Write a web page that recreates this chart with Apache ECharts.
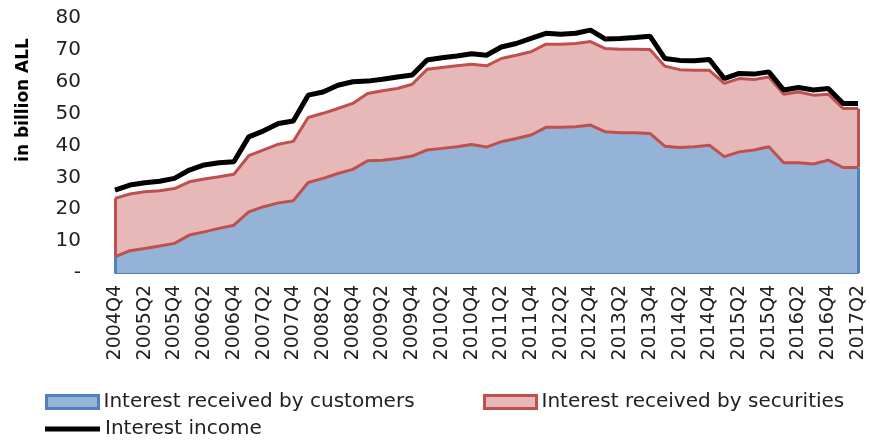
<!DOCTYPE html>
<html>
<head>
<meta charset="utf-8">
<script src="https://cdn.jsdelivr.net/npm/echarts@6/dist/echarts.min.js"></script>
<style>
    html, body { margin: 0; padding: 0; background: #fff; }
    #chart { width: 870px; height: 440px; }
</style>
</head>
<body>
<div id="chart"></div>
<script>
    var quarters = ['2004Q4',
        '2005Q1', '2005Q2', '2005Q3', '2005Q4', '2006Q1', '2006Q2', '2006Q3', '2006Q4',
        '2007Q1', '2007Q2', '2007Q3', '2007Q4', '2008Q1', '2008Q2', '2008Q3', '2008Q4',
        '2009Q1', '2009Q2', '2009Q3', '2009Q4', '2010Q1', '2010Q2', '2010Q3', '2010Q4',
        '2011Q1', '2011Q2', '2011Q3', '2011Q4', '2012Q1', '2012Q2', '2012Q3', '2012Q4',
        '2013Q1', '2013Q2', '2013Q3', '2013Q4', '2014Q1', '2014Q2', '2014Q3', '2014Q4',
        '2015Q1', '2015Q2', '2015Q3', '2015Q4', '2016Q1', '2016Q2', '2016Q3', '2016Q4',
        '2017Q1', '2017Q2'];

    var yTicks = [0, 10, 20, 30, 40, 50, 60, 70, 80];

    // in billion ALL
    var customers = [5.1, 7.0, 7.7, 8.5, 9.3, 11.9, 12.9, 14.0, 15.0, 19.2,
        20.8, 22.0, 22.7, 28.4, 29.7, 31.2, 32.5, 35.2, 35.4, 35.9,
        36.7, 38.6, 39.1, 39.6, 40.3, 39.5, 41.2, 42.2, 43.3, 45.7,
        45.7, 45.9, 46.4, 44.3, 44.0, 44.0, 43.8, 39.8, 39.4, 39.6,
        40.1, 36.5, 38.0, 38.6, 39.6, 34.6, 34.6, 34.2, 35.4, 33.1, 33.1];

    var securities = [18.3, 17.8, 17.8, 17.3, 17.2, 16.7, 16.6, 16.2, 16.0, 17.6,
        17.8, 18.4, 18.6, 20.4, 20.4, 20.4, 20.7, 21.1, 21.8, 22.0,
        22.5, 25.3, 25.4, 25.4, 25.2, 25.5, 26.1, 26.1, 26.1, 26.1,
        26.1, 26.1, 26.2, 26.1, 26.2, 26.2, 26.3, 25.1, 24.4, 24.0,
        23.5, 23.0, 23.0, 22.1, 21.9, 21.5, 22.2, 21.6, 20.7, 18.5, 18.5];

    var income = [26.0, 27.6, 28.3, 28.8, 29.7, 32.3, 33.9, 34.6, 34.9, 42.7,
        44.6, 46.9, 47.7, 55.8, 56.8, 58.9, 60.0, 60.2, 60.8, 61.5,
        62.1, 66.8, 67.5, 68.1, 68.8, 68.3, 70.9, 72.0, 73.6, 75.2,
        74.9, 75.2, 76.2, 73.4, 73.6, 73.9, 74.3, 67.3, 66.7, 66.6,
        67.0, 61.0, 62.6, 62.4, 63.1, 57.4, 58.2, 57.4, 57.9, 53.2, 53.2];

    var names = ['Interest received by customers', 'Interest received by securities', 'Interest income'];

    var font = 'DejaVu Sans';
    var last = quarters.length - 1;

    // closing edges of the areas, like the excel outline
    function edge(i, from, to) {
        return [{ coord: [quarters[i], from] }, { coord: [quarters[i], to] }];
    }

    var chart = echarts.init(document.getElementById('chart'), null, { renderer: 'canvas' });
    var option = {
        animation: false,
        grid: { left: 115, right: 12, top: 18, bottom: 167 },
        graphic: [{
            type: 'text',
            x: 24,
            y: 100,
            rotation: Math.PI / 2,
            style: {
                text: 'in billion ALL',
                font: 'bold 17px ' + font,
                fill: '#000',
                align: 'center',
                verticalAlign: 'middle'
            }
        }],
        legend: [{
            left: 45, top: 392, padding: 0,
            itemWidth: 52, itemHeight: 13, selectedMode: false,
            textStyle: { fontFamily: font, fontSize: 20, color: '#222' },
            data: [{ name: names[0], icon: 'rect', itemStyle: { color: '#95b3d7', borderColor: '#4f81bd', borderWidth: 3 } }]
        }, {
            left: 483, top: 392, padding: 0,
            itemWidth: 52, itemHeight: 13, selectedMode: false,
            textStyle: { fontFamily: font, fontSize: 20, color: '#222' },
            data: [{ name: names[1], icon: 'rect', itemStyle: { color: '#e6b9b8', borderColor: '#c0504d', borderWidth: 3 } }]
        }, {
            left: 45, top: 419, padding: 0,
            itemWidth: 55, itemHeight: 5, selectedMode: false,
            textStyle: { fontFamily: font, fontSize: 20, color: '#222' },
            data: [{ name: names[2], icon: 'rect', itemStyle: { color: '#000' } }]
        }],
        xAxis: {
            type: 'category',
            data: quarters,
            boundaryGap: false,
            axisTick: { show: false },
            axisLine: { lineStyle: { color: '#4f81bd', width: 2 } },
            axisLabel: {
                interval: 1,
                rotate: 90,
                margin: 12,
                fontFamily: font,
                fontSize: 19,
                color: '#222'
            }
        },
        yAxis: {
            type: 'value',
            min: 0,
            max: 80,
            interval: 10,
            axisLine: { show: false },
            axisTick: { show: false },
            splitLine: { show: false },
            axisLabel: {
                margin: 34,
                fontFamily: font,
                fontSize: 20,
                color: '#222',
                formatter: function(v) {
                    return yTicks.indexOf(v) === 0 ? '-' : String(v);
                }
            }
        },
        series: [{
            name: names[0],
            type: 'line',
            stack: 'total',
            symbol: 'none',
            data: customers,
            itemStyle: { color: '#95b3d7' },
            lineStyle: { color: '#c0504d', width: 3 },
            areaStyle: { color: '#95b3d7', opacity: 1 },
            z: 2,
            markLine: {
                silent: true,
                symbol: 'none',
                label: { show: false },
                lineStyle: { color: '#4f81bd', width: 3, type: 'solid' },
                data: [edge(0, 0, customers[0]), edge(last, 0, customers[last])]
            }
        }, {
            name: names[1],
            type: 'line',
            stack: 'total',
            symbol: 'none',
            data: securities,
            itemStyle: { color: '#e6b9b8' },
            lineStyle: { color: '#c0504d', width: 3 },
            areaStyle: { color: '#e6b9b8', opacity: 1 },
            z: 2,
            markLine: {
                silent: true,
                symbol: 'none',
                label: { show: false },
                lineStyle: { color: '#c0504d', width: 3, type: 'solid' },
                data: [
                    edge(0, customers[0], customers[0] + securities[0]),
                    edge(last, customers[last], customers[last] + securities[last])
                ]
            }
        }, {
            name: names[2],
            type: 'line',
            symbol: 'none',
            data: income,
            itemStyle: { color: '#000' },
            lineStyle: { color: '#000', width: 5 },
            z: 3
        }]
    };
    chart.setOption(option);
</script>
</body>
</html>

| Short task |
Without the pictures, output the full listing exactly as it stands.

| Task response |
Write a web page that recreates this chart with Apache ECharts.
<!DOCTYPE html>
<html>
<head>
<meta charset="utf-8">
<script src="https://cdn.jsdelivr.net/npm/echarts@6/dist/echarts.min.js"></script>
<style>
    html, body { margin: 0; padding: 0; background: #fff; }
    #chart { width: 870px; height: 440px; }
</style>
</head>
<body>
<div id="chart"></div>
<script>
    var quarters = ['2004Q4',
        '2005Q1', '2005Q2', '2005Q3', '2005Q4', '2006Q1', '2006Q2', '2006Q3', '2006Q4',
        '2007Q1', '2007Q2', '2007Q3', '2007Q4', '2008Q1', '2008Q2', '2008Q3', '2008Q4',
        '2009Q1', '2009Q2', '2009Q3', '2009Q4', '2010Q1', '2010Q2', '2010Q3', '2010Q4',
        '2011Q1', '2011Q2', '2011Q3', '2011Q4', '2012Q1', '2012Q2', '2012Q3', '2012Q4',
        '2013Q1', '2013Q2', '2013Q3', '2013Q4', '2014Q1', '2014Q2', '2014Q3', '2014Q4',
        '2015Q1', '2015Q2', '2015Q3', '2015Q4', '2016Q1', '2016Q2', '2016Q3', '2016Q4',
        '2017Q1', '2017Q2'];

    var yTicks = [0, 10, 20, 30, 40, 50, 60, 70, 80];

    // in billion ALL
    var customers = [5.1, 7.0, 7.7, 8.5, 9.3, 11.9, 12.9, 14.0, 15.0, 19.2,
        20.8, 22.0, 22.7, 28.4, 29.7, 31.2, 32.5, 35.2, 35.4, 35.9,
        36.7, 38.6, 39.1, 39.6, 40.3, 39.5, 41.2, 42.2, 43.3, 45.7,
        45.7, 45.9, 46.4, 44.3, 44.0, 44.0, 43.8, 39.8, 39.4, 39.6,
        40.1, 36.5, 38.0, 38.6, 39.6, 34.6, 34.6, 34.2, 35.4, 33.1, 33.1];

    var securities = [18.3, 17.8, 17.8, 17.3, 17.2, 16.7, 16.6, 16.2, 16.0, 17.6,
        17.8, 18.4, 18.6, 20.4, 20.4, 20.4, 20.7, 21.1, 21.8, 22.0,
        22.5, 25.3, 25.4, 25.4, 25.2, 25.5, 26.1, 26.1, 26.1, 26.1,
        26.1, 26.1, 26.2, 26.1, 26.2, 26.2, 26.3, 25.1, 24.4, 24.0,
        23.5, 23.0, 23.0, 22.1, 21.9, 21.5, 22.2, 21.6, 20.7, 18.5, 18.5];

    var income = [26.0, 27.6, 28.3, 28.8, 29.7, 32.3, 33.9, 34.6, 34.9, 42.7,
        44.6, 46.9, 47.7, 55.8, 56.8, 58.9, 60.0, 60.2, 60.8, 61.5,
        62.1, 66.8, 67.5, 68.1, 68.8, 68.3, 70.9, 72.0, 73.6, 75.2,
        74.9, 75.2, 76.2, 73.4, 73.6, 73.9, 74.3, 67.3, 66.7, 66.6,
        67.0, 61.0, 62.6, 62.4, 63.1, 57.4, 58.2, 57.4, 57.9, 53.2, 53.2];

    var names = ['Interest received by customers', 'Interest received by securities', 'Interest income'];

    var font = 'DejaVu Sans';
    var last = quarters.length - 1;

    // closing edges of the areas, like the excel outline
    function edge(i, from, to) {
        return [{ coord: [quarters[i], from] }, { coord: [quarters[i], to] }];
    }

    var chart = echarts.init(document.getElementById('chart'), null, { renderer: 'canvas' });
    var option = {
        animation: false,
        grid: { left: 115, right: 12, top: 18, bottom: 167 },
        graphic: [{
            type: 'text',
            x: 24,
            y: 100,
            rotation: Math.PI / 2,
            style: {
                text: 'in billion ALL',
                font: 'bold 17px ' + font,
                fill: '#000',
                align: 'center',
                verticalAlign: 'middle'
            }
        }],
        legend: [{
            left: 45, top: 392, padding: 0,
            itemWidth: 52, itemHeight: 13, selectedMode: false,
            textStyle: { fontFamily: font, fontSize: 20, color: '#222' },
            data: [{ name: names[0], icon: 'rect', itemStyle: { color: '#95b3d7', borderColor: '#4f81bd', borderWidth: 3 } }]
        }, {
            left: 483, top: 392, padding: 0,
            itemWidth: 52, itemHeight: 13, selectedMode: false,
            textStyle: { fontFamily: font, fontSize: 20, color: '#222' },
            data: [{ name: names[1], icon: 'rect', itemStyle: { color: '#e6b9b8', borderColor: '#c0504d', borderWidth: 3 } }]
        }, {
            left: 45, top: 419, padding: 0,
            itemWidth: 55, itemHeight: 5, selectedMode: false,
            textStyle: { fontFamily: font, fontSize: 20, color: '#222' },
            data: [{ name: names[2], icon: 'rect', itemStyle: { color: '#000' } }]
        }],
        xAxis: {
            type: 'category',
            data: quarters,
            boundaryGap: false,
            axisTick: { show: false },
            axisLine: { lineStyle: { color: '#4f81bd', width: 2 } },
            axisLabel: {
                interval: 1,
                rotate: 90,
                margin: 12,
                fontFamily: font,
                fontSize: 19,
                color: '#222'
            }
        },
        yAxis: {
            type: 'value',
            min: 0,
            max: 80,
            interval: 10,
            axisLine: { show: false },
            axisTick: { show: false },
            splitLine: { show: false },
            axisLabel: {
                margin: 34,
                fontFamily: font,
                fontSize: 20,
                color: '#222',
                formatter: function(v) {
                    return yTicks.indexOf(v) === 0 ? '-' : String(v);
                }
            }
        },
        series: [{
            name: names[0],
            type: 'line',
            stack: 'total',
            symbol: 'none',
            data: customers,
            itemStyle: { color: '#95b3d7' },
            lineStyle: { color: '#c0504d', width: 3 },
            areaStyle: { color: '#95b3d7', opacity: 1 },
            z: 2,
            markLine: {
                silent: true,
                symbol: 'none',
                label: { show: false },
                lineStyle: { color: '#4f81bd', width: 3, type: 'solid' },
                data: [edge(0, 0, customers[0]), edge(last, 0, customers[last])]
            }
        }, {
            name: names[1],
            type: 'line',
            stack: 'total',
            symbol: 'none',
            data: securities,
            itemStyle: { color: '#e6b9b8' },
            lineStyle: { color: '#c0504d', width: 3 },
            areaStyle: { color: '#e6b9b8', opacity: 1 },
            z: 2,
            markLine: {
                silent: true,
                symbol: 'none',
                label: { show: false },
                lineStyle: { color: '#c0504d', width: 3, type: 'solid' },
                data: [
                    edge(0, customers[0], customers[0] + securities[0]),
                    edge(last, customers[last], customers[last] + securities[last])
                ]
            }
        }, {
            name: names[2],
            type: 'line',
            symbol: 'none',
            data: income,
            itemStyle: { color: '#000' },
            lineStyle: { color: '#000', width: 5 },
            z: 3
        }]
    };
    chart.setOption(option);
</script>
</body>
</html>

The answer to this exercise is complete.